I have been taking some very proactive steps in order to tackle this, and move forward with my own sexual healing. I hope to draw support from this forum.

Thanks for listening
 

achilles heel

Well-Known Member
Welcome and all the best on your journey!  :)

Andyshealthyself said:
This has been causing me a lot of anxiety and depression. A ton of insecurity along with that...Borderline suicidal thoughts. Thoughts of uselessness...thoughts of being a liar.....I cant live like this anymore.

Be prepared for all kinds of heavy mood swings, depression and negative feelings along the road to recovery. This will go away, but you will not have an easy time and should talk about it with your girlfriend to get her full support and understanding!
 

Megatronz

Member
Welcome!

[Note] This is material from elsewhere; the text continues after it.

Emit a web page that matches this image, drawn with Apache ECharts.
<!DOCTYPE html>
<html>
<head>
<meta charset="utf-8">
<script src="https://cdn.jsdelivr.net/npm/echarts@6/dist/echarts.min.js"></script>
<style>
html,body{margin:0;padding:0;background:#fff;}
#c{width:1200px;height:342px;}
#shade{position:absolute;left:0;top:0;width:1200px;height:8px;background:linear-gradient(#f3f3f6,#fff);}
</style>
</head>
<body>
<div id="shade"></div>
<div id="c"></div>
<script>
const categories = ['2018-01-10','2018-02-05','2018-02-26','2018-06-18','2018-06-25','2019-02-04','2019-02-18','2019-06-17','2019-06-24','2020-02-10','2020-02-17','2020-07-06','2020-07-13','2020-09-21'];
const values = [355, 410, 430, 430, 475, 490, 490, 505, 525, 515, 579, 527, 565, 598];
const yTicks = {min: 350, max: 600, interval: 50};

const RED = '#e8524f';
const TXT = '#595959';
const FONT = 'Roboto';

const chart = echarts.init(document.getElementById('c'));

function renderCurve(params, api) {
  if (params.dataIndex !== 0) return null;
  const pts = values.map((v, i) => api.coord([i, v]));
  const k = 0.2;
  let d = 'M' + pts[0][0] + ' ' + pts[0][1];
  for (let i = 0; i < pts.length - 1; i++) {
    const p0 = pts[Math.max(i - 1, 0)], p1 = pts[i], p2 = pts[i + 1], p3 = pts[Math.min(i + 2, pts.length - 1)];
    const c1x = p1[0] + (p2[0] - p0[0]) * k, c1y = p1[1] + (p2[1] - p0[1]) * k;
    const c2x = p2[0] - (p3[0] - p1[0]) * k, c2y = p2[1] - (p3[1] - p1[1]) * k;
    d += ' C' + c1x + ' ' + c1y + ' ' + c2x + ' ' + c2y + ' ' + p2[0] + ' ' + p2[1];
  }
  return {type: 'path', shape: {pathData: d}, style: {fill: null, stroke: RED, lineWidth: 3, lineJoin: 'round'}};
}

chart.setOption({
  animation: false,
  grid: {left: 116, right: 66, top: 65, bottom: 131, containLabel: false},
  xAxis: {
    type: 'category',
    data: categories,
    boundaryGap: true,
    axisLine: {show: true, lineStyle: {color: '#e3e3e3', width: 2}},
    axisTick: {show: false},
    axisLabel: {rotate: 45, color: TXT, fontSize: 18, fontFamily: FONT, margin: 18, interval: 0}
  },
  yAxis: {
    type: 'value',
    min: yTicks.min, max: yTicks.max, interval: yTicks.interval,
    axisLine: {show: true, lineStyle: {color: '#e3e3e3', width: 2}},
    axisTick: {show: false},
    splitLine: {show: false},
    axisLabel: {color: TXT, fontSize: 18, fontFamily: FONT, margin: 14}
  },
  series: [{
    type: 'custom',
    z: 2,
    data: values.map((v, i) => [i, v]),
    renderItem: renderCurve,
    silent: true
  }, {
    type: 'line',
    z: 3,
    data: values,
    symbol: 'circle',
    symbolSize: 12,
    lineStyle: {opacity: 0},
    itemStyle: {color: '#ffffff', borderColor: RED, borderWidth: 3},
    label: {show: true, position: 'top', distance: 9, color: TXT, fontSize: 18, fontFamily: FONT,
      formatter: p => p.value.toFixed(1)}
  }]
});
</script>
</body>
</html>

Great that you've identified the problem and the hard part now is to execute and stop the addiction. After just 15 days of no PMO I'm starting to see a girl with fresh eyes and it's easier to appreciate her and be aroused by her!
 

Sentimental_geek

Active Member
First off, thanks for being so open about what?s been going on, especially with your partner. I cant begin to imagine how difficult that must be for you and frustrating too!

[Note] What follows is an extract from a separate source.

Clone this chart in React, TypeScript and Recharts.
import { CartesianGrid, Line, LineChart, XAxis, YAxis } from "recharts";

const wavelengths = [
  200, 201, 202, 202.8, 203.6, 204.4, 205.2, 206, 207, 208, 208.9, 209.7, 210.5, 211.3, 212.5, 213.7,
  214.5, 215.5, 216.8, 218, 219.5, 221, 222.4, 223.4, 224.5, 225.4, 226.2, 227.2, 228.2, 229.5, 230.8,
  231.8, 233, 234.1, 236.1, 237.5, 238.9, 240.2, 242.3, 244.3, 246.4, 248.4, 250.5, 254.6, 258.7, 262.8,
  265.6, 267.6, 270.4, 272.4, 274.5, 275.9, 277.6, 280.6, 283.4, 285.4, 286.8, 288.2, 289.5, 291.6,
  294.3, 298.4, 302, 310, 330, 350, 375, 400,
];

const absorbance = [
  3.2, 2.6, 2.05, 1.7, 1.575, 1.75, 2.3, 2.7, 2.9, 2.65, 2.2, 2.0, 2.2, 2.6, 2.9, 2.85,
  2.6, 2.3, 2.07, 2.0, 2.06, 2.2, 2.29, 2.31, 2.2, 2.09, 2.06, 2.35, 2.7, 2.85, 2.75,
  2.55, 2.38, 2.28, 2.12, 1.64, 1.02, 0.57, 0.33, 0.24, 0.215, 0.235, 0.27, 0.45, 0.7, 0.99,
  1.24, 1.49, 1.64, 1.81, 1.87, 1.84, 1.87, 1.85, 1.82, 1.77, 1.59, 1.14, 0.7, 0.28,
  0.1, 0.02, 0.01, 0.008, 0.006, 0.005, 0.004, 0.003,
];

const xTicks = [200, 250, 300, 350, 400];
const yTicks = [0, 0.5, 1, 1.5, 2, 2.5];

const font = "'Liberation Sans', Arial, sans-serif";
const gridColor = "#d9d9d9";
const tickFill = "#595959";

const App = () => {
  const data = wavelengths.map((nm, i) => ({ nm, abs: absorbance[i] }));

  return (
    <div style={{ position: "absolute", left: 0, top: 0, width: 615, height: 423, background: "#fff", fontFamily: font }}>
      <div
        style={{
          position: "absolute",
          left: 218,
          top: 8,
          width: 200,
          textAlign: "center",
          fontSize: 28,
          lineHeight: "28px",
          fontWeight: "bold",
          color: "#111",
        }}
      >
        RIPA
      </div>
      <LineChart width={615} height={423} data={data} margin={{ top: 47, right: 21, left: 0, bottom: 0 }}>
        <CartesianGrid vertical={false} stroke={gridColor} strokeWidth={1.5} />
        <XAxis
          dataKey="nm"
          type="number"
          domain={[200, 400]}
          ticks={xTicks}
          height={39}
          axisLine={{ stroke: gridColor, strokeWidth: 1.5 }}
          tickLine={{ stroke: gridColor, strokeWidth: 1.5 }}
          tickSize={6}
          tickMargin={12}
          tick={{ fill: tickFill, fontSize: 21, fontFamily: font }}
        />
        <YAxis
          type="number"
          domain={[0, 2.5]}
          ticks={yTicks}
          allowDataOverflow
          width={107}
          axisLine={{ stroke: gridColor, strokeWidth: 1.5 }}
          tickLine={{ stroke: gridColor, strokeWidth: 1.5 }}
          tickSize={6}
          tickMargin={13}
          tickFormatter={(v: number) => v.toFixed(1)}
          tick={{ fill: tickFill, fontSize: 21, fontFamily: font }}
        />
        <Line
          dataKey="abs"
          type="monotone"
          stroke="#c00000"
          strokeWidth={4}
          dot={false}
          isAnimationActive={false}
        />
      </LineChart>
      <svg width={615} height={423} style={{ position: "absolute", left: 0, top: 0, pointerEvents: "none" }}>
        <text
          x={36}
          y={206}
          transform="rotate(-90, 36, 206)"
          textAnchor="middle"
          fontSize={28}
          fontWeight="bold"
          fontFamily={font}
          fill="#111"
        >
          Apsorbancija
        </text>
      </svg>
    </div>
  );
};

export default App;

Are you able to discuss your porn issue openly with her? Does she know you are rebooting?

Its a long bumpy road ahead, but it will be well worth it in the long term.

Good luck!
 
Thanks for all of the support. I really appreciate it.

She knows i'm rebooting. I told her about the process...whats been going on with me. Not sure she quite grasps the concept...Not that shes dumb. Shes just disappointed, and frustrated.

We have had some heavy conversations regarding it lately, it only seems to put pressure on our sex life. It's hard when every attempt at being intimate ultimately results in disappointment... It happened again tonight.. Its 1:23 am ATM and i can't fall asleep....I have this crushing depression feeling looming over me.

I think we are going to reach out to a therapist.....
 
Couples therapy. I talked about it with her and shes very open and understanding. Shes the type of person who will pretty much do anything to be as best as she can be, and she holds me to that expectation as well at the same time being supportive.

I also got inspired today reading some successful reboot stories on yourbrainonporn.com . I'm excited to see how i feel after 12-15 days. I'm going to call this day, Day one. Maybe I'll keep a journal
 
M

Mblanc92

Guest
Hello Andy. Do not let negative tinking invade your mind. In my experience, meditating could be a good way of fighting that poison.
 
I have practiced meditation in the past. So that is one thing I am going to work on doing more. The other things is going to the gym. I know that the best way to battle this is to replace the addiction with positive healthy things...just like any other addiction. The other challenge I have is being alone in the house. I'm more prone to indulge when I am alone, or bored....Makes it hard to be productive around the house...so I have been trying to distract myself by going out in public space with friends, or trying to play more music like I used to. 

I have also been reading more, and reading about other peoples success stories gives me a ton of hope and positive feeling. I know that I am capable of doing this. I just have to be proactive in it.

Thanks!
 
M

Mblanc92

Guest
Of course, being alone in house could be a trigger for relapse. Unfortunely for me, my house is alone almost all day. I had to get used to it, and to understand that boredom is not death, its part of life. I understood that a little dose of boring is necesary to clarify thinking, and to stimulate creativity. Have learned to be alone helped me to build mental thoughness. Like everything else, it's hard in the beginning, but the reward is worth it. Go ahead buddy!!!